Milk Chocolate Frosting

1 3/4 cups whipping cream
1/2 cup light corn syrup
1/2 cup butter
1 1/2 pounds milk chocolate, chopped

In saucepan, bring cream, corn syrup, and butter to a light simmer. While whisking, add chopped chocolate slowly. Whisk until all chocolate melted and mixture is smooth.

Pour mixture into mixing bowl, and refrigerate for 15-20 minutes, until mixture is firm. With electric mixer, whip frosting until the color lightens and holds a firm peak (appx. 2 minutes). The frosting will continue to thicken as it stands. If it becomes too thick to spread, stir gently with spatula.

Actually I’d like a classic recipe like the one you name. I found one that heats the sugar and eggs together, but I’d like one that adds the sugar syrup, since what I’d like to do is make a true buttercream, but make it a salted caramel flavor, so I want to add the caramel instead of simple syrup. All the salted caramel frostings I’ve found are confectioners sugar, and my almost-supertaster palate detects the cornstarch no matter what I do.

Google is your friend.

What you are trying to do is complicated. You cook the sugar syrup to the soft ball stage, but caramel is cooked far beyond that. You would have to make caramel, then add some water or cream to bring it back down to soft ball again. Using simple Google skills, I managed to find a recipe for just that:

I googled a lot before I put up this thread, as I said at the start I was finding different answers.

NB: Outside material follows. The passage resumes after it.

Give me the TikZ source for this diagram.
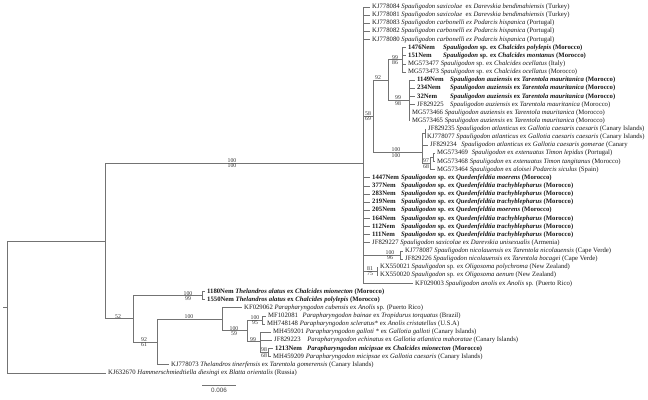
\documentclass[tikz,border=0pt]{standalone}
\usepackage{fontspec}
\setmainfont{Liberation Serif}
\newfontfamily\scalefnt{Liberation Sans}
\tikzset{
  br/.style={draw=black!55, line width=0.7pt},
  leaf/.style={anchor=west, inner sep=0pt, text=black!90, font=\fontsize{6.7}{7}\selectfont},
  nem/.style={leaf, font=\fontsize{6.7}{7}\selectfont\bfseries},
  bsa/.style={above=0.3pt, inner sep=0pt, text=black!80, font=\fontsize{5.8}{6}\selectfont},
  bsb/.style={below=0.5pt, inner sep=0pt, text=black!80, font=\fontsize{5.8}{6}\selectfont},
}
\newcommand\TreeLeaf[6]{\node[#5] (#1) at (#3,#4) {#6}; \draw[br] (#2) |- ([xshift=-2.5pt]#1.west);}
\begin{document}
\begin{tikzpicture}[x=1pt,y=-8.13pt]
\useasboundingbox (0,-0.861) rectangle (648,48.339);
% internal nodes
\coordinate (rootstub) at (3,36.882);
\coordinate (root) at (7,36.882);
\coordinate (N1) at (105,28.77);
\coordinate (S) at (363,19.19);
\coordinate (A) at (373,13.45);
\coordinate (B) at (388,9);
\coordinate (C) at (402,6.5);
\coordinate (D) at (409,11.5);
\coordinate (E) at (422,17.9);
\coordinate (E1) at (425,15.5);
\coordinate (F) at (430,19.25);
\coordinate (G) at (433,18.5);
\coordinate (Nic) at (400,30.5);
\coordinate (Oli) at (377,32.5);
\coordinate (K) at (133,38.354);
\coordinate (TA) at (202,35.5);
\coordinate (H) at (157,41.208);
\coordinate (P) at (222,38.417);
\coordinate (Q) at (247,39.833);
\coordinate (R) at (262,38.5);
\coordinate (T) at (260,41.167);
\coordinate (U) at (268,42.5);
% internal branches
\draw[br] (rootstub) -- (root);
\draw[br] (root) |- (N1);
\draw[br] (N1) |- (S);
\draw[br] (N1) |- (K);
\draw[br] (S) |- (A);
\draw[br] (A) |- (B);
\draw[br] (A) |- (E);
\draw[br] (B) |- (C);
\draw[br] (B) |- (D);
\draw[br] (E) |- (E1);
\draw[br] (E) |- (F);
\draw[br] (F) |- (G);
\draw[br] (S) |- (Nic);
\draw[br] (S) |- (Oli);
\draw[br] (K) |- (TA);
\draw[br] (K) |- (H);
\draw[br] (H) |- (P);
\draw[br] (P) |- (Q);
\draw[br] (Q) |- (R);
\draw[br] (Q) |- (T);
\draw[br] (T) |- (U);
% leaves
\TreeLeaf{L1}{S}{372}{0}{leaf}{KJ778084 \textit{Spauligodon saxicolae}\enspace ex \textit{Darevskia bendimahiensis} (Turkey)}
\TreeLeaf{L2}{S}{372}{1}{leaf}{KJ778081 \textit{Spauligodon saxicolae}\enspace ex \textit{Darevskia bendimahiensis} (Turkey)}
\TreeLeaf{L3}{S}{372}{2}{leaf}{KJ778083 \textit{Spauligodon carbonelli ex Podarcis hispanica} (Portugal)}
\TreeLeaf{L4}{S}{372}{3}{leaf}{KJ778082 \textit{Spauligodon carbonelli ex Podarcis hispanica} (Portugal)}
\TreeLeaf{L5}{S}{372}{4}{leaf}{KJ778080 \textit{Spauligodon carbonelli ex Podarcis hispanica} (Portugal)}
\TreeLeaf{L6}{C}{408}{5}{nem}{\makebox[35pt][l]{1476Nem}\textit{Spauligodon} sp. ex \textit{Chalcides polylepis} (Morocco)}
\TreeLeaf{L7}{C}{408}{6}{nem}{\makebox[35pt][l]{151Nem}\textit{Spauligodon} sp. ex \textit{Chalcides montanus} (Morocco)}
\TreeLeaf{L8}{C}{408}{7}{leaf}{MG573477 \textit{Spauligodon} sp. ex \textit{Chalcides ocellatus} (Italy)}
\TreeLeaf{L9}{C}{408}{8}{leaf}{MG573473 \textit{Spauligodon} sp. ex \textit{Chalcides ocellatus} (Morocco)}
\TreeLeaf{L10}{D}{417}{9}{nem}{\makebox[33pt][l]{1149Nem}\textit{Spauligodon auziensis} ex \textit{Tarentola mauritanica} (Morocco)}
\TreeLeaf{L11}{D}{417}{10}{nem}{\makebox[33pt][l]{234Nem}\textit{Spauligodon auziensis} ex \textit{Tarentola mauritanica} (Morocco)}
\TreeLeaf{L12}{D}{417}{11}{nem}{\makebox[33pt][l]{32Nem}\textit{Spauligodon auziensis} ex \textit{Tarentola mauritanica} (Morocco)}
\TreeLeaf{L13}{D}{417}{12}{leaf}{\makebox[33pt][l]{JF829225}\textit{Spauligodon auziensis} ex \textit{Tarentola mauritanica} (Morocco)}
\TreeLeaf{L14}{D}{412}{13}{leaf}{MG573466 \textit{Spauligodon auziensis} ex \textit{Tarentola mauritanica} (Morocco)}
\TreeLeaf{L15}{D}{412}{14}{leaf}{MG573465 \textit{Spauligodon auziensis} ex \textit{Tarentola mauritanica} (Morocco)}
\TreeLeaf{L16}{E1}{428}{15}{leaf}{JF829235 \textit{Spauligodon atlanticus} ex \textit{Gallotia caesaris caesaris} (Canary Islands)}
\TreeLeaf{L17}{E1}{427}{16}{leaf}{KJ778077 \textit{Spauligodon atlanticus} ex \textit{Gallotia caesaris caesaris} (Canary Islands)}
\TreeLeaf{L18}{E}{430}{17}{leaf}{JF829234\hspace{3pt} \textit{Spauligodon atlanticus} ex \textit{Gallotia caesaris gomerae} (Canary}
\TreeLeaf{L19}{G}{437}{18}{leaf}{MG573469\hspace{2pt} \textit{Spauligodon} ex \textit{extenuatus Timon lepidus} (Portugal)}
\TreeLeaf{L20}{G}{437}{19}{leaf}{MG573468 \textit{Spauligodon} ex \textit{extenuatus Timon tangitanus} (Morocco)}
\TreeLeaf{L21}{F}{437}{20}{leaf}{MG573464 \textit{Spauligodon} ex \textit{aloisei Podarcis siculus} (Spain)}
\TreeLeaf{L22}{S}{372}{21}{nem}{\makebox[29pt][l]{1447Nem}\textit{Spauligodon} sp. ex \textit{Quedenfeldtia moerens} (Morocco)}
\TreeLeaf{L23}{S}{372}{22}{nem}{\makebox[29pt][l]{377Nem}\textit{Spauligodon} sp. ex \textit{Quedenfeldtia trachyblepharus} (Morocco)}
\TreeLeaf{L24}{S}{372}{23}{nem}{\makebox[29pt][l]{283Nem}\textit{Spauligodon} sp. ex \textit{Quedenfeldtia trachyblepharus} (Morocco)}
\TreeLeaf{L25}{S}{372}{24}{nem}{\makebox[29pt][l]{219Nem}\textit{Spauligodon} sp. ex \textit{Quedenfeldtia trachyblepharus} (Morocco)}
\TreeLeaf{L26}{S}{372}{25}{nem}{\makebox[29pt][l]{205Nem}\textit{Spauligodon} sp. ex \textit{Quedenfeldtia moerens} (Morocco)}
\TreeLeaf{L27}{S}{372}{26}{nem}{\makebox[29pt][l]{164Nem}\textit{Spauligodon} sp. ex \textit{Quedenfeldtia trachyblepharus} (Morocco)}
\TreeLeaf{L28}{S}{372}{27}{nem}{\makebox[29pt][l]{112Nem}\textit{Spauligodon} sp. ex \textit{Quedenfeldtia trachyblepharus} (Morocco)}
\TreeLeaf{L29}{S}{372}{28}{nem}{\makebox[29pt][l]{111Nem}\textit{Spauligodon} sp. ex \textit{Quedenfeldtia trachyblepharus} (Morocco)}
\TreeLeaf{L30}{S}{372}{29}{leaf}{JF829227 \textit{Spauligodon saxicolae} ex \textit{Darevskia unisexualis} (Armenia)}
\TreeLeaf{L31}{Nic}{405}{30}{leaf}{KJ778087 \textit{Spauligodon nicolauensis} ex \textit{Tarentola nicolauensis} (Cape Verde)}
\TreeLeaf{L32}{Nic}{405}{31}{leaf}{JF829226 \textit{Spauligodon nicolauensis} ex \textit{Tarentola bocagei} (Cape Verde)}
\TreeLeaf{L33}{Oli}{380}{32}{leaf}{KX550021 \textit{Spauligodon} sp. ex \textit{Oligosoma polychroma} (New Zealand)}
\TreeLeaf{L34}{Oli}{380}{33}{leaf}{KX550020 \textit{Spauligodon} sp. ex \textit{Oligosoma aenum} (New Zealand)}
\TreeLeaf{L35}{S}{415}{34}{leaf}{KF029003 \textit{Spauligodon anolis} ex \textit{Anolis} sp. (Puerto Rico)}
\TreeLeaf{L36}{TA}{207}{35}{nem}{1180Nem \textit{Thelandros alatus} ex \textit{Chalcides mionecton} (Morocco)}
\TreeLeaf{L37}{TA}{207}{36}{nem}{1550Nem \textit{Thelandros alatus} ex \textit{Chalcides polylepis} (Morocco)}
\TreeLeaf{L38}{P}{244}{37}{leaf}{KF029062 \textit{Parapharyngodon cubensis} ex \textit{Anolis} sp. (Puerto Rico)}
\TreeLeaf{L39}{R}{268}{38}{leaf}{MF102081\hspace{3pt} \textit{Parapharyngodon bainae} ex \textit{Tropidurus torquatus} (Brazil)}
\TreeLeaf{L40}{R}{267}{39}{leaf}{MH748148 \textit{Parapharyngodon scleratus}* ex \textit{Anolis cristatellus} (U.S.A)}
\TreeLeaf{L41}{T}{273}{40}{leaf}{MH459201 \textit{Parapharyngodon galloti} * ex \textit{Gallotia galloti} (Canary Islands)}
\TreeLeaf{L42}{T}{274}{41}{leaf}{JF829223\hspace{5pt} \textit{Parapharyngodon echinatus} ex \textit{Gallotia atlantica mahoratae} (Canary Islands)}
\TreeLeaf{L43}{U}{275}{42}{nem}{\makebox[32pt][l]{1213Nem}\textit{Parapharyngodon micipsae} ex \textit{Chalcides mionecton} (Morocco)}
\TreeLeaf{L44}{U}{273}{43}{leaf}{MH459209 \textit{Parapharyngodon micipsae} ex \textit{Gallotia caesaris} (Canary Islands)}
\TreeLeaf{L45}{H}{171}{44}{leaf}{KJ778073 \textit{Thelandros tinerfensis} ex \textit{Tarentola gomerensis} (Canary Islands)}
\TreeLeaf{L46}{root}{108}{45}{leaf}{KJ632670 \textit{Hammerschmiedtiella diesingi} ex \textit{Blatta orientalis} (Russia)}
% support values
\node[bsa] (bS1) at (232,19.19) {100};
\node[bsb] (bS2) at (232,19.19) {100};
\node[bsa] (bA1) at (368,13.45) {58};
\node[bsb] (bA2) at (368,13.45) {69};
\node[bsa] (bB1) at (378,9) {92};
\node[bsa] (bC1) at (395,6.5) {99};
\node[bsb] (bC2) at (395,6.5) {86};
\node[bsa] (bD1) at (398,11.5) {99};
\node[bsb] (bD2) at (398,11.5) {98};
\node[bsa] (bE1) at (396,17.9) {100};
\node[bsb] (bE2) at (396,17.9) {100};
\node[bsa] (bF1) at (426,19.25) {97};
\node[bsb] (bF2) at (426,19.25) {68};
\node[bsa] (bN1) at (390,30.5) {100};
\node[bsb] (bN2) at (390,30.5) {96};
\node[bsa] (bO1) at (370,32.5) {81};
\node[bsb] (bO2) at (370,32.5) {75};
\node[bsa] (bK1) at (118,38.354) {52};
\node[bsa] (bTA1) at (188,35.5) {100};
\node[bsb] (bTA2) at (188,35.5) {99};
\node[bsa] (bH1) at (144,41.208) {92};
\node[bsb] (bH2) at (144,41.208) {61};
\node[bsa] (bP1) at (189,38.417) {100};
\node[bsa] (bQ1) at (234,39.833) {100};
\node[bsb] (bQ2) at (234,39.833) {59};
\node[bsa] (bR1) at (255,38.5) {100};
\node[bsb] (bR2) at (255,38.5) {95};
\node[bsa] (bT1) at (253,41.167) {99};
\node[bsa] (bU1) at (264,42.5) {98};
\node[bsb] (bU2) at (264,42.5) {68};
% scale bar
\coordinate (sb1) at (202,46.49);
\coordinate (sb2) at (236,46.49);
\draw[br] (sb1) -- (sb2);
\node[anchor=north, inner sep=0pt, text=black!75, font=\scalefnt\fontsize{6.3}{7}\selectfont] (sbl) at (219,46.9) {0.006};
\end{tikzpicture}
\end{document}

I just made the salted caramel frosting recipe that I have… it was the first time I’d ever made it. Even though it was confectioner’s sugar, it came out great. Actually a little too salty for me, which I found surprising, since I really like the salt.

I think its because I beat the hell out of the butter and sugar.

Oh, and FYI: all the recipes for the salted caramel give the same essential instruction, which is to boil sugar until it almost burns, take it off the heat and add cream.

Which is exactly what I stated in post #9.

You think it tasted too salty because you beat the hell out of it, or you think it came out great because you beat the hell out of it?

I can not imagine beating the salt into the buttercream (other than the pinch you should use in any buttercream to help with mellowing the sweetness and developing the flavor). Wouldn’t you sprinkle little bits of salt (like pretzel salt size) of it on the outside?

The beating made it smooth and satiny.

The recipe calls for kosher salt to be added to the butter. That’s why it’s “Salted caramel frosting” it’s quite delicious, I would just cut the salt back to about half.

I think I’m going to make more caramel and see if that offsets the salt, and if it doesn’t I’ll just double the frosting without the salt.

And yes, I know what you said in 9. I was letting you know that it’s addressed in the recipes I’ve found. And it’s not complicated at all, by the way… simplicity itself, really. You just have to be careful in the timing because it can go from caramel to unusably burned in a snap.

I’m 53. I’ve been baking and icing cakes since I was ten. I read cookbooks for fun. I’ve never heard of a buttercream frosting with eggs in it until someone mentioned it here on the boards last year. I’ve made boiled icings and buttercreams and cream cheese frosting and the chocolate frosting on the side of the cocoa box that is fabulous, but I have yet to try the kind with eggs. In fact, I’ve never come across a recipe that used that type of frosting. Maybe this is the year to try it.

Adding more caramel will make it sweeter. That’s complicating it. If you think it’s too salty, cut back on the salt.

The reason I said making the caramel is complicated is because it does burn in a snap, and people can have trouble determining when it’s dark amber but not burnt. But it sounds like you’ve got that part down well, which is the biggest hurdle.

Does your recipe use egg whites alone, or egg yolks?

Check out Joe Pastry’s comprehensive buttercream tutorial.

The chocolate buttercream icing that I make is very smooth and delicious:

3/4 stick butter, softened
5 T cocoa
16 oz. powdered sugar
6 T milk

I’ve used a whipped ganache with butter in it that was just lovely. You melt the butter into the cream and chocolate. Let it cool and then whip it. It’s fluffy and creamy and you don’t have to mess with eggs.